The great depression had brought the roaring twenties to a cruel halt in the USA. Fountain pen sales, had plummeted, resulting in a number of pen brands going irretrievably under. The big four – Parker, Sheaffer, Waterman and Eversharp – were battered, with some facing sales losses of upwards of 50 percent, to give an indication of just how terrible the times really were. But the thing that needs to be underscored is that despite the despicable situation, the major fountain pen manufacturers hadn’t really done away with either innovation, or advertising. As a matter of fact, some fountain pen models that still enthrall us today, trace back their origin to this period of darkness. The tough had indeed got going, when the going had got tough. There is a lesson out there for manufacturers today, but that is another story.
Take the case of Parker. Duofold, you will recall, was reigning in its full glory. But, like the foresighted leader that Parker was, it knew that it needed a worthy successor. And like all other major manufacturers, Parker had identified the filling system to focus its attention on as early as the mid-1920’s. The lever filling system was a bit of an eyesore to many, and levers were often manhandled, leading to messy situations, leading to the button enclosed by a blind cap at the bottom of the pen barrel end that activated a pressure bar being the preferred filling mode.
However, just how committed Parker was to innovation, even in those dark days of depression, will be evident if a few facts are shared. A patent was acquired from a certain Prof.
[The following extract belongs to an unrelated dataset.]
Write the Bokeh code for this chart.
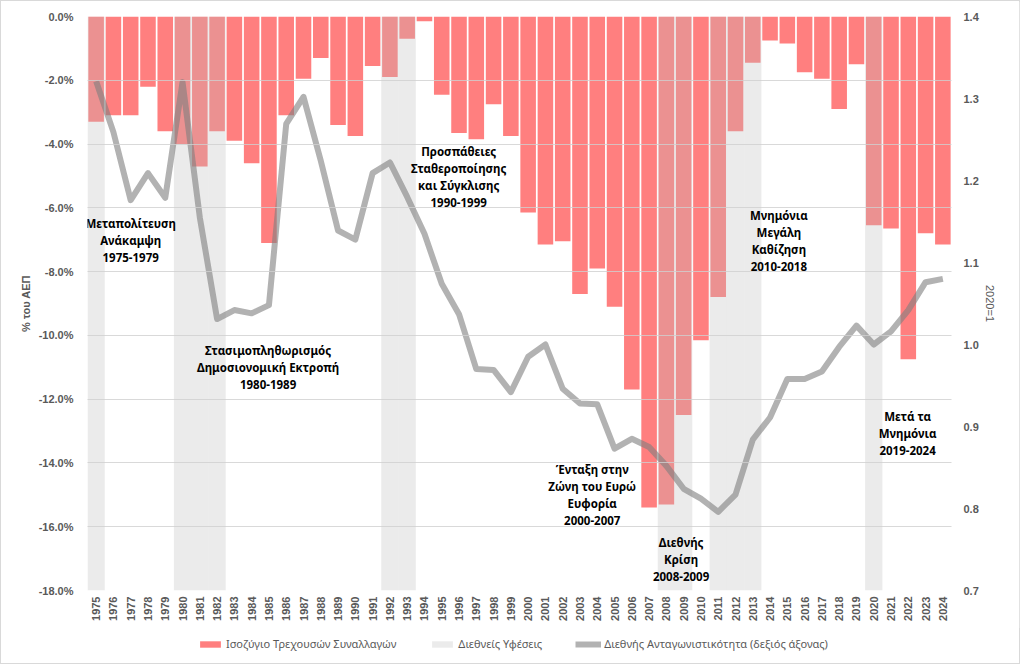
import math
from bokeh.plotting import figure
from bokeh.layouts import column
from bokeh.models import (ColumnDataSource, LinearAxis, Range1d, FixedTicker,
                          PrintfTickFormatter, Legend, LegendItem, LabelSet)
from bokeh.core.properties import value
from bokeh.embed import file_html
from bokeh.resources import INLINE

# ---------------- data ----------------
years = list(range(1975, 2025))
ca_balance = [-3.3, -3.1, -3.1, -2.2, -3.6, -4.0, -4.7, -3.6, -3.9, -4.6,
              -7.1, -3.1, -1.95, -1.3, -3.4, -3.75, -1.55, -1.9, -0.7, -0.15,
              -2.45, -3.65, -3.85, -2.75, -3.75, -6.15, -7.15, -7.05, -8.7, -7.9,
              -9.1, -11.7, -15.4, -15.3, -12.5, -10.15, -8.8, -3.6, -1.45, -0.75,
              -0.85, -1.75, -1.95, -2.9, -1.5, -6.55, -6.65, -10.75, -6.8, -7.15]
competitiveness = [1.321, 1.259, 1.176, 1.209, 1.179, 1.320, 1.155, 1.031, 1.042, 1.038,
                   1.048, 1.269, 1.302, 1.224, 1.139, 1.128, 1.209, 1.222, 1.180, 1.135,
                   1.074, 1.037, 0.970, 0.969, 0.942, 0.985, 1.000, 0.946, 0.928, 0.927,
                   0.873, 0.885, 0.875, 0.852, 0.824, 0.812, 0.796, 0.817, 0.884, 0.911,
                   0.958, 0.958, 0.967, 0.997, 1.023, 1.000, 1.016, 1.042, 1.076, 1.080]
recession_years = [1975, 1980, 1981, 1982, 1992, 1993, 2008, 2009, 2011, 2012, 2013, 2020]
left_ticks = [0, -2, -4, -6, -8, -10, -12, -14, -16, -18]
right_ticks = [0.7, 0.8, 0.9, 1.0, 1.1, 1.2, 1.3, 1.4]

series_names = ["Ισοζύγιο Τρεχουσών Συναλλαγών", "Διεθνείς Υφέσεις",
                "Διεθνής Ανταγωνιστικότητα (δεξιός άξονας)"]

period_labels = [
    "Μεταπολίτευση\nΑνάκαμψη\n1975-1979",
    "Στασιμοπληθωρισμός\nΔημοσιονομική Εκτροπή\n1980-1989",
    "Προσπάθειες\nΣταθεροποίησης\nκαι Σύγκλισης\n1990-1999",
    "Ένταξη στην\nΖώνη του Ευρώ\nΕυφορία\n2000-2007",
    "Διεθνής\nΚρίση\n2008-2009",
    "Μνημόνια\nΜεγάλη\nΚαθίζηση\n2010-2018",
    "Μετά τα\nΜνημόνια\n2019-2024",
]
# label anchor: first-line centre (x in years, y in % of left axis)
label_x = [1977.0, 1984.95, 1995.98, 2003.71, 2008.85, 2014.51, 2021.96]
label_y = [-6.49, -10.47, -4.22, -14.2, -16.49, -6.24, -12.54]

# ---------------- styles ----------------
TICK_FONT = "Liberation Sans"
GREY = "#595959"
BAR_COLOR = "#FF7F7F"
SHADE_COLOR = "#BEBEBE"
LINE_COLOR = "#7F7F7F"
LINE_STEP = 17  # px between annotation lines

p = figure(frame_width=866, frame_height=574,
           x_range=Range1d(1974.5, 2024.5), y_range=Range1d(-18, 0),
           output_backend="svg", toolbar_location=None,
           min_border_left=86, min_border_right=68, min_border_top=15,
           min_border_bottom=38, background_fill_color="white",
           border_fill_color="white")
p.outline_line_color = None
p.extra_y_ranges = {"comp": Range1d(0.7, 1.4)}

bars = p.vbar(x=years, top=ca_balance, bottom=0, width=0.9,
              fill_color=BAR_COLOR, line_color=None)
shade = p.vbar(x=recession_years, top=0, bottom=-18, width=1.0,
               fill_color=SHADE_COLOR, fill_alpha=0.3, line_color=None)
line = p.line(x=years, y=competitiveness, y_range_name="comp",
              line_color=LINE_COLOR, line_alpha=0.6, line_width=6,
              line_join="round")

# one label per text line, each centred
lx, ly, lt, loff = [], [], [], []
for x0, y0, txt in zip(label_x, label_y, period_labels):
    for i, part in enumerate(txt.split("\n")):
        lx.append(x0)
        ly.append(y0)
        lt.append(part)
        loff.append(-LINE_STEP * i)
src = ColumnDataSource(dict(x=lx, y=ly, t=lt, off=loff))
labels = LabelSet(x="x", y="y", text="t", y_offset="off", source=src,
                  text_align="center", text_baseline="middle",
                  text_font=value("Noto Sans"), text_font_style="bold",
                  text_font_size="11.5px", text_color="black")
p.add_layout(labels)

# grid
p.xgrid.grid_line_color = None
p.ygrid.ticker = FixedTicker(ticks=left_ticks)
p.ygrid.grid_line_color = "#D0D0D0"
p.ygrid.grid_line_alpha = 0.8
p.ygrid.level = "overlay"

# axes styling
def style_axis(ax):
    ax.axis_line_color = None
    ax.major_tick_line_color = None
    ax.minor_tick_line_color = None
    ax.major_tick_out = 0
    ax.major_tick_in = 0
    ax.major_label_text_font = TICK_FONT
    ax.major_label_text_font_style = "bold"
    ax.major_label_text_font_size = "11px"
    ax.major_label_text_color = GREY
    ax.axis_label_text_font = TICK_FONT
    ax.axis_label_text_font_size = "11px"
    ax.axis_label_text_color = GREY

xa = p.xaxis[0]
style_axis(xa)
xa.ticker = FixedTicker(ticks=years)
xa.major_label_orientation = math.pi / 2
xa.major_label_standoff = 6

ya = p.yaxis[0]
style_axis(ya)
ya.ticker = FixedTicker(ticks=left_ticks)
ya.formatter = PrintfTickFormatter(format="%.1f%%")
ya.major_label_standoff = 14
ya.axis_label = "% του ΑΕΠ"
ya.axis_label_text_font_style = "bold"
ya.axis_label_standoff = 4

ra = LinearAxis(y_range_name="comp")
style_axis(ra)
ra.ticker = FixedTicker(ticks=right_ticks)
ra.formatter = PrintfTickFormatter(format="%.1f")
ra.major_label_standoff = 12
ra.axis_label = "2020=1"
ra.axis_label_text_font_style = "normal"
ra.axis_label_standoff = 2
p.add_layout(ra, "right")

# ---------------- legend strip ----------------
# same series drawn again, outside the strip's visible ranges; only their
# legend swatches show
lf = figure(width=1020, height=35, x_range=Range1d(0, 1), y_range=Range1d(0, 1),
            output_backend="svg", toolbar_location=None,
            x_axis_type=None, y_axis_type=None,
            min_border=0, background_fill_color="white", border_fill_color="white")
lf.outline_line_color = None
lf.xgrid.grid_line_color = None
lf.ygrid.grid_line_color = None
r1 = lf.vbar(x=years, top=ca_balance, width=0.9, fill_color=BAR_COLOR,
             line_color=None)
r2 = lf.vbar(x=recession_years, top=0, bottom=-18, width=1.0,
             fill_color=SHADE_COLOR, fill_alpha=0.3, line_color=None)
r3 = lf.line(x=years, y=competitiveness, line_color=LINE_COLOR, line_alpha=0.6,
             line_width=6)
legend = Legend(items=[LegendItem(label=series_names[0], renderers=[r1]),
                       LegendItem(label=series_names[1], renderers=[r2]),
                       LegendItem(label=series_names[2], renderers=[r3])],
                orientation="horizontal", location=(110, 12),
                border_line_color=None, background_fill_alpha=0,
                label_text_font="Noto Sans", label_text_font_size="11px",
                label_text_color=GREY, glyph_width=26, glyph_height=8,
                label_standoff=3, spacing=33, padding=0, margin=0)
lf.add_layout(legend, "center")

layout = column(p, lf, spacing=0)
layout.styles = {"border": "1px solid #D9D9D9", "width": "1020px"}

open("out.html", "w").write(file_html(layout, INLINE))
Dahlberg of Wisconsin University, which was about a new filling system, which needed a huge amount of input from the engineers at Parker to make it commercially viable by developing on it and making it mechanically perfect. Joseph Platt, a noted New York based designer was engaged to design a pen around it. DuPont was approached to supply the then revolutionary new material – plastic – for the pen, though there appeared to have been a considerable amount of skepticism within the Parker thinktank about the ability of the vendor to supply it with the exact kind of striped pattern celluloid that the design of the pen demanded. That addressed, a design patent was applied for the material and obtained. The uneven coloring, stripes, and the reflectivity of the pearlescent material, were all guaranteed to create a blast and they did. What needs to highlighted, and I do this aware of the fact that I am repeating myself, is that Parker did this at a time which had had no precedence for fountainpen makers – the actual time spent for the development of the pen was five years, and it had sucked in upwards of US$ 125,000 in its development by some conservative estimates! That is the kind of commitments that fountain pen folklores are made of, and what Parker had unveiled was certainly stuff, that legends are made of.
The first pens of the series were test marketed in July 1932 and legend has it that such was the initial response from the Parker sales team and the store owners, that the pen was seen as heralding “the end of the depression”. Yes, we are talking about the Parker Golden Arrow, variably also known as the Vacuum Filler or even the Vacumatic (The Vacumatic christening apparently happened in 1933 as part of a Parker marketing offensive that was by then sure about having a winner in their hands and wanted to milch it to the fullest). The pen was a radical move forward and Parker had pushed it as the first self-filler without a sac, its filling mechanism a definite innovation, which by using a diaphragm instead of a sac could use the whole barrel as a reservoir for ink. As for its looks, what is there to say? In those depression days, it was Katharine Hepburn, Bette Davis and Vivien Leigh rolled into one.
The Parker’s Arrow, one of the most visually well-known trademarks of Parker, was linked to this pen and it had a distinct body imprint: Geo S Parker, Golden Arrow, Made in USA. The Vacumatic had a full range and continues to be a perennial favourite with the collectors, the Golden Arrow imprinted nibbed fountain pens and the Golden Arrow pencils being specially sought after because of their relative rarity.
The Golden Arrow in my collection is a senior citizen in the real sense of the term. He has lived his life to the lees. Has seen the good times with the bad, but does not scoff at anything, choosing to remain in the high alter, looking at, but never down at the fountain pen life forms that have come after him. His nib is slightly damaged, having certainly have had a fall sometime in the past, but I have not got it mended as I like writing with it the way it is, adjusting my writing to fall into his groove, as opposed to getting mechanical / medical procedures conducted to “fix” it. Somehow, it has a weather-beaten face, with scars that give it the character, each mark telling the tale of a time that was years before I was even born that I find fascinating. Why tinker with history to make it palatable and suit my narrative? Me feels that would be sacrilege, don’t you?